BEGIN
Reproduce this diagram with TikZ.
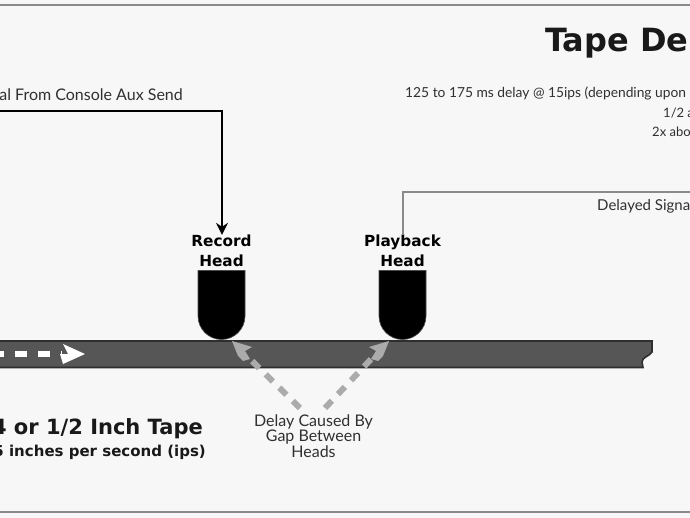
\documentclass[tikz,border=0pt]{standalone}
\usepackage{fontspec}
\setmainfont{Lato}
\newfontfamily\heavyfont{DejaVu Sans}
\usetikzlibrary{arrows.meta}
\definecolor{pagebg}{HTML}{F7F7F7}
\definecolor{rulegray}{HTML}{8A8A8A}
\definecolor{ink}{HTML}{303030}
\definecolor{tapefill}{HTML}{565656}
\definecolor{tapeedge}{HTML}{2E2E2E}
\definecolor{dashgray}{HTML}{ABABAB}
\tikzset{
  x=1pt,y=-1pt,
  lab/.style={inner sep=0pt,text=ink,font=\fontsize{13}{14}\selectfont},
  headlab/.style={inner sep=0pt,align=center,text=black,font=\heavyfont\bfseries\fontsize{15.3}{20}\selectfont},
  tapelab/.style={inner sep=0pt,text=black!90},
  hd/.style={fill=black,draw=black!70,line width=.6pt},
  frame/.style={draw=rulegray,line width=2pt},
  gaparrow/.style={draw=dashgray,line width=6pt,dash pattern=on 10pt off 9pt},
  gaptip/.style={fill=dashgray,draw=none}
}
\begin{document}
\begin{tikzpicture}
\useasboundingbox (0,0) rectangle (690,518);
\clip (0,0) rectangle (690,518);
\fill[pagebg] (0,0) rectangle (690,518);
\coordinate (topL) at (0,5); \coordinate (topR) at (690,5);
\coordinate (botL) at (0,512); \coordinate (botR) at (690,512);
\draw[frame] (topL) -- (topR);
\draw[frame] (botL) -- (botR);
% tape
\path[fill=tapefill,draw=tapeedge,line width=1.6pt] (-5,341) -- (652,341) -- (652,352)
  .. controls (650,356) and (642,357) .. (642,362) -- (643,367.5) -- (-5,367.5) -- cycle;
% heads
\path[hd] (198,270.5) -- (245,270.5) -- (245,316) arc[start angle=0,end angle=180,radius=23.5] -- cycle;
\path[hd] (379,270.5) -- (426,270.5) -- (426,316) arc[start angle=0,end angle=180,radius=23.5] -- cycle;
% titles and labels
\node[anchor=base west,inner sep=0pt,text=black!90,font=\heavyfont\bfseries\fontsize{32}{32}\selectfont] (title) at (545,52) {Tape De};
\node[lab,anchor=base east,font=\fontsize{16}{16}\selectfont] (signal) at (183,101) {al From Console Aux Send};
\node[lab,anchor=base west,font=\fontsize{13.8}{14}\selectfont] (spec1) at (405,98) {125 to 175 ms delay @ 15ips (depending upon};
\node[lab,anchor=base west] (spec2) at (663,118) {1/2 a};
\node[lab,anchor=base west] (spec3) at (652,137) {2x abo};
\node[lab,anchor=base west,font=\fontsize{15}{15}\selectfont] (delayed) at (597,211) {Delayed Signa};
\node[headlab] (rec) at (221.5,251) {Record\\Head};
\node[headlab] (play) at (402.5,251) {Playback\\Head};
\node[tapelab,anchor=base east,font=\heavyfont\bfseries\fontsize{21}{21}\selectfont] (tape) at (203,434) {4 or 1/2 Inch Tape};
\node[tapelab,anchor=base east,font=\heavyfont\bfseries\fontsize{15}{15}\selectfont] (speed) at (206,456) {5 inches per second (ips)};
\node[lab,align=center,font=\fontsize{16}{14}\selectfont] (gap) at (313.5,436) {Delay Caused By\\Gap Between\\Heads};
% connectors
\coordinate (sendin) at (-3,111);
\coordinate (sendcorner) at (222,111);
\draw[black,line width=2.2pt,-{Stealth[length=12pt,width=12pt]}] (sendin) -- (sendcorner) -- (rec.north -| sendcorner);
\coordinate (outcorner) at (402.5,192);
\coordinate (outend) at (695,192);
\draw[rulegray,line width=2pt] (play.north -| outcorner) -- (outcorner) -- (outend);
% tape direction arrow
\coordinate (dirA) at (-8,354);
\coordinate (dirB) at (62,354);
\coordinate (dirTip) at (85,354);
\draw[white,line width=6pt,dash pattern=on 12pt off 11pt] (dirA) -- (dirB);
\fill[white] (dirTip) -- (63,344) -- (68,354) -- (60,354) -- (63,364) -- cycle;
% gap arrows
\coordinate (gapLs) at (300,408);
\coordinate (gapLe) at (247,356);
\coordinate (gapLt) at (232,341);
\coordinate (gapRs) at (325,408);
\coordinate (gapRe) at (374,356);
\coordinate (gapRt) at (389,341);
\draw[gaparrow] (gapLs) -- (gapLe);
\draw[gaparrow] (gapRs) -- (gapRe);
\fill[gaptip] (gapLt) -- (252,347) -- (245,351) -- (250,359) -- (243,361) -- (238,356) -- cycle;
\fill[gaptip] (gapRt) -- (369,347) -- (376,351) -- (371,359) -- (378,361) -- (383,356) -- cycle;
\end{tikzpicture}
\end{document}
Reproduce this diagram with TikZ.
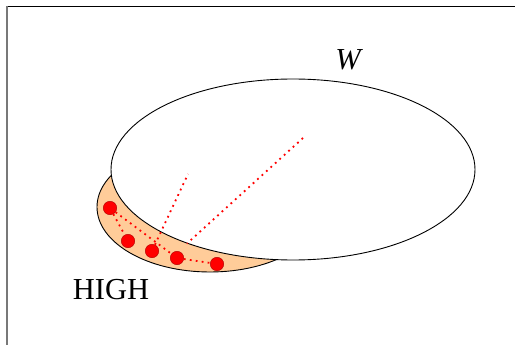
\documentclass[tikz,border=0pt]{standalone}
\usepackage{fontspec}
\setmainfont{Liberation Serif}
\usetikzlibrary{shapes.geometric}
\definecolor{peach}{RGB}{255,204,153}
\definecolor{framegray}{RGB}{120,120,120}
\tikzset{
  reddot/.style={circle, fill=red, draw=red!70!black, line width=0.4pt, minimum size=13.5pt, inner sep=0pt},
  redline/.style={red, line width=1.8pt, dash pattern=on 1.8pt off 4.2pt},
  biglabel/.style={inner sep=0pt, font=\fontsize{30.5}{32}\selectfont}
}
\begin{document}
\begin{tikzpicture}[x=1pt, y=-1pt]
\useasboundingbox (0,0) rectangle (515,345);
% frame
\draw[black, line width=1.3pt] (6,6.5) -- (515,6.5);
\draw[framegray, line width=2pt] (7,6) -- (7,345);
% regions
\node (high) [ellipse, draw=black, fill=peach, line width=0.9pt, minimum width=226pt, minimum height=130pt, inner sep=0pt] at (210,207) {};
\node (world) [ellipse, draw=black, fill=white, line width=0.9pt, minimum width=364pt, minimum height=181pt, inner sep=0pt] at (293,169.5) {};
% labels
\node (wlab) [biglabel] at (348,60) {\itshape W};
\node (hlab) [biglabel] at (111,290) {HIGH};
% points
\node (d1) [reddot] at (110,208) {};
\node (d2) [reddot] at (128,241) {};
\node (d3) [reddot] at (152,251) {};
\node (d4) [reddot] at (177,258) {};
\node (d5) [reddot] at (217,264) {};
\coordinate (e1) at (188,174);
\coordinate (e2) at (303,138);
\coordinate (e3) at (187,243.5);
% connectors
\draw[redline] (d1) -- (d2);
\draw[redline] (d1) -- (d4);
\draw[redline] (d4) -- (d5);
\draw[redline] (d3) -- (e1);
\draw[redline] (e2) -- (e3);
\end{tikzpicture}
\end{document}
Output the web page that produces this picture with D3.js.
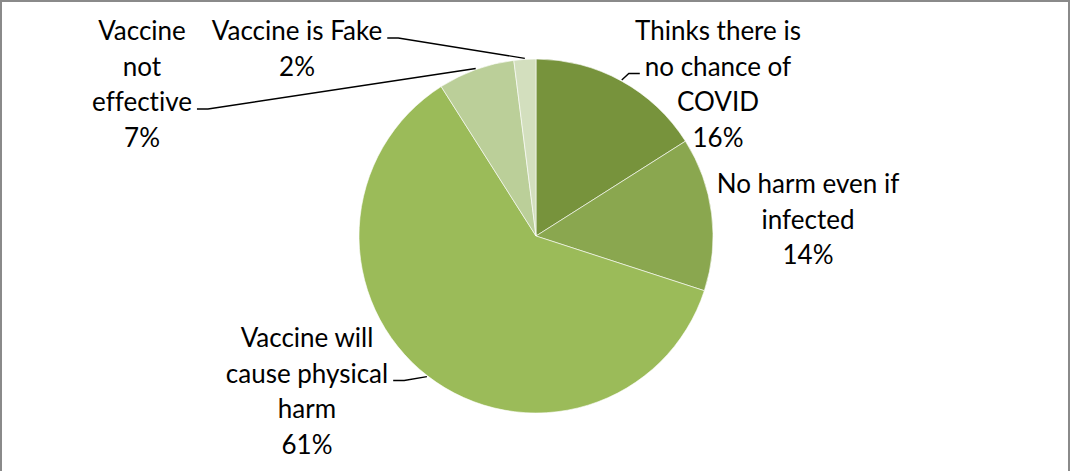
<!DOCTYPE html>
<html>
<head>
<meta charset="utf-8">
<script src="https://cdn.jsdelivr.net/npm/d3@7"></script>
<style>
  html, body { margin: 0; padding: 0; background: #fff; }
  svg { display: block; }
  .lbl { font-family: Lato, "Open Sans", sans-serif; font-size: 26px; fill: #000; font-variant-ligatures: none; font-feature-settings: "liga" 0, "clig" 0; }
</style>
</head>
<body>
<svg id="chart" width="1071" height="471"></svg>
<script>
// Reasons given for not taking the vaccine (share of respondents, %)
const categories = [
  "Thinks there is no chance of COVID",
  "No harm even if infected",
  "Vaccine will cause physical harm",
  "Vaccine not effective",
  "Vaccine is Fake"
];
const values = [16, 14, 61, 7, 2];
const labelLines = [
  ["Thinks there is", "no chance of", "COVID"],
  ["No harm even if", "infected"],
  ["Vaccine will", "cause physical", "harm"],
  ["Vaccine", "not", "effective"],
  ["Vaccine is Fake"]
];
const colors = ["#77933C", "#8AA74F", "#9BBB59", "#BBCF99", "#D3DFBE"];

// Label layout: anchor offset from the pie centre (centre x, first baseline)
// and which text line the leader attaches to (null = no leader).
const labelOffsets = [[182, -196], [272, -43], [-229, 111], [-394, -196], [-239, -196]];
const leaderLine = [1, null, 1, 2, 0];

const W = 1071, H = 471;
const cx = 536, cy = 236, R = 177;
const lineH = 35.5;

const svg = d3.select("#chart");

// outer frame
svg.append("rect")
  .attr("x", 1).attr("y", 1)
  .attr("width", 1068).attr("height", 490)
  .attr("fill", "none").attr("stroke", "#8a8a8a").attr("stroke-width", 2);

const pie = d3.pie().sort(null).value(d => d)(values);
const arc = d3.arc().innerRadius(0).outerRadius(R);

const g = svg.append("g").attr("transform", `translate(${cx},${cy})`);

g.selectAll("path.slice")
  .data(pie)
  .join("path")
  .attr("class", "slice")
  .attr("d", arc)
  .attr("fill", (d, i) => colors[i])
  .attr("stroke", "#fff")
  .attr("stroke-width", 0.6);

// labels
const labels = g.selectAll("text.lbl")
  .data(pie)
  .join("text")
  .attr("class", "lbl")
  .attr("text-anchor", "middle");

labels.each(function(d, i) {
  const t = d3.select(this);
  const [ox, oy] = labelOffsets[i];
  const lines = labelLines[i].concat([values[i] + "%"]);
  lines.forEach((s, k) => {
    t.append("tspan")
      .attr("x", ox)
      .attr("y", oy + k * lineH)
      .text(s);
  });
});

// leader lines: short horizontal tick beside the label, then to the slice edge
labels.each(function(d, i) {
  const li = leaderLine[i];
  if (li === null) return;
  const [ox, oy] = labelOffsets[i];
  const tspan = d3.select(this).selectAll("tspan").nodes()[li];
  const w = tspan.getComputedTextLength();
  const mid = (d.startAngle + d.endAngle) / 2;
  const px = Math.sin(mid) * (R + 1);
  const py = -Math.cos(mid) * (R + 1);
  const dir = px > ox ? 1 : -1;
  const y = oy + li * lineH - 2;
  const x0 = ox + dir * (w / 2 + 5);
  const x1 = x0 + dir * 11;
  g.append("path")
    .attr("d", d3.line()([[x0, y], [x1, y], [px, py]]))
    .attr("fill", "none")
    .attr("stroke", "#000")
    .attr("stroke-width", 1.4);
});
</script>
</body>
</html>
END
BEGIN
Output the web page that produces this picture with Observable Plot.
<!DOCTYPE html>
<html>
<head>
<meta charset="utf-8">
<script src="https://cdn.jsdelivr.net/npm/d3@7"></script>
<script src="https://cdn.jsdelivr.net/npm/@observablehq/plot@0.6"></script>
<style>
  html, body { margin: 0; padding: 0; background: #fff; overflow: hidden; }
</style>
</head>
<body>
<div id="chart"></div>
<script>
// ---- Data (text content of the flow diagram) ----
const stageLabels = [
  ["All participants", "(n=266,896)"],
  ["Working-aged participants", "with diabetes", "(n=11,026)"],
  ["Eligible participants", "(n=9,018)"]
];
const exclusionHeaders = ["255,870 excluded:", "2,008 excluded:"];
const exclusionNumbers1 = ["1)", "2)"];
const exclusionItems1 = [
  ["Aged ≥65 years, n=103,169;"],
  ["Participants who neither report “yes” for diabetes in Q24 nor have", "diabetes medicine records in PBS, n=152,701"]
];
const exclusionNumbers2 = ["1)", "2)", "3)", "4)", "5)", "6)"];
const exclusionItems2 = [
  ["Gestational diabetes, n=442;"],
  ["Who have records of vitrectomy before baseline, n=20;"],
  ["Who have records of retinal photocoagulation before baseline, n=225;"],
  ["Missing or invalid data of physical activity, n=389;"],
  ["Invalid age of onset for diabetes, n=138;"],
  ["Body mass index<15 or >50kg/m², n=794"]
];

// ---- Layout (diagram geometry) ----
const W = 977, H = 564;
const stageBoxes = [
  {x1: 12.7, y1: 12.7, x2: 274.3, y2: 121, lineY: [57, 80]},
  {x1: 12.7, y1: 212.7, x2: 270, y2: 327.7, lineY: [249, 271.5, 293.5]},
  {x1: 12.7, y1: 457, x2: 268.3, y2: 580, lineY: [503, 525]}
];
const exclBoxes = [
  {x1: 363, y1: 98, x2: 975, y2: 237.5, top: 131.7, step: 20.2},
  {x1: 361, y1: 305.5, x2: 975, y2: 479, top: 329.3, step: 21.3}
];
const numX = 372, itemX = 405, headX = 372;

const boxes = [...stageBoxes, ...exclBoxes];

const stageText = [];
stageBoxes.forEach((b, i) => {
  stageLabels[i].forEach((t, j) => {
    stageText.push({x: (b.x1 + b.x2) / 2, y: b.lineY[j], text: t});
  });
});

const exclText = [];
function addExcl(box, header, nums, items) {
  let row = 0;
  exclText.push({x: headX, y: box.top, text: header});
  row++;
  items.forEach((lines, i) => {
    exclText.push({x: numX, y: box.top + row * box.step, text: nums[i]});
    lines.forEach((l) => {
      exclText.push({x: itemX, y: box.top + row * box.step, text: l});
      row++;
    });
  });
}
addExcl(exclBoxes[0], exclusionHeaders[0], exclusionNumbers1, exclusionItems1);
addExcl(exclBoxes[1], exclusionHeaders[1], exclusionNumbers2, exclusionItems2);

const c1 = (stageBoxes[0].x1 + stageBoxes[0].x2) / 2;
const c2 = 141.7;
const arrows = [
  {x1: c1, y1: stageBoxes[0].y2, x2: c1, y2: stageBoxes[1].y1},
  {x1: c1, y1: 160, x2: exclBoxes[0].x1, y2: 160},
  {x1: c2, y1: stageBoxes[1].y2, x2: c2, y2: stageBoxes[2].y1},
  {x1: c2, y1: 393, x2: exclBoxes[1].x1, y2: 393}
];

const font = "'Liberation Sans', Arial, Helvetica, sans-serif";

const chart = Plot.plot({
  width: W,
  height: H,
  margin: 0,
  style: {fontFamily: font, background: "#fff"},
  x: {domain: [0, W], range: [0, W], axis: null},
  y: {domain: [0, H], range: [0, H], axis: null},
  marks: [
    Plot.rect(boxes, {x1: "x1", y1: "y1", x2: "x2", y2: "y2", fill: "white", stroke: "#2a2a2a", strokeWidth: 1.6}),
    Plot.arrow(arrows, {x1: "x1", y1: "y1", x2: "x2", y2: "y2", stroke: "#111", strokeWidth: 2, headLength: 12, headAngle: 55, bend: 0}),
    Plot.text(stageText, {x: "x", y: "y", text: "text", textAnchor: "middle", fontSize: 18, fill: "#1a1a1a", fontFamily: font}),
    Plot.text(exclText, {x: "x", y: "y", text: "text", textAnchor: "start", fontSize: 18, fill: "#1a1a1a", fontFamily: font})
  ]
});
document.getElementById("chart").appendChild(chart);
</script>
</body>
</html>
END
Take the lines above starting at the one containing "Output the web page that produces this picture with D3.js." and ending at the one containing "const leaderLine = [1, null, 1, 2, 0];", and print them again exactly, without pictures.

Output the web page that produces this picture with D3.js.
<!DOCTYPE html>
<html>
<head>
<meta charset="utf-8">
<script src="https://cdn.jsdelivr.net/npm/d3@7"></script>
<style>
  html, body { margin: 0; padding: 0; background: #fff; }
  svg { display: block; }
  .lbl { font-family: Lato, "Open Sans", sans-serif; font-size: 26px; fill: #000; font-variant-ligatures: none; font-feature-settings: "liga" 0, "clig" 0; }
</style>
</head>
<body>
<svg id="chart" width="1071" height="471"></svg>
<script>
// Reasons given for not taking the vaccine (share of respondents, %)
const categories = [
  "Thinks there is no chance of COVID",
  "No harm even if infected",
  "Vaccine will cause physical harm",
  "Vaccine not effective",
  "Vaccine is Fake"
];
const values = [16, 14, 61, 7, 2];
const labelLines = [
  ["Thinks there is", "no chance of", "COVID"],
  ["No harm even if", "infected"],
  ["Vaccine will", "cause physical", "harm"],
  ["Vaccine", "not", "effective"],
  ["Vaccine is Fake"]
];
const colors = ["#77933C", "#8AA74F", "#9BBB59", "#BBCF99", "#D3DFBE"];

// Label layout: anchor offset from the pie centre (centre x, first baseline)
// and which text line the leader attaches to (null = no leader).
const labelOffsets = [[182, -196], [272, -43], [-229, 111], [-394, -196], [-239, -196]];
const leaderLine = [1, null, 1, 2, 0];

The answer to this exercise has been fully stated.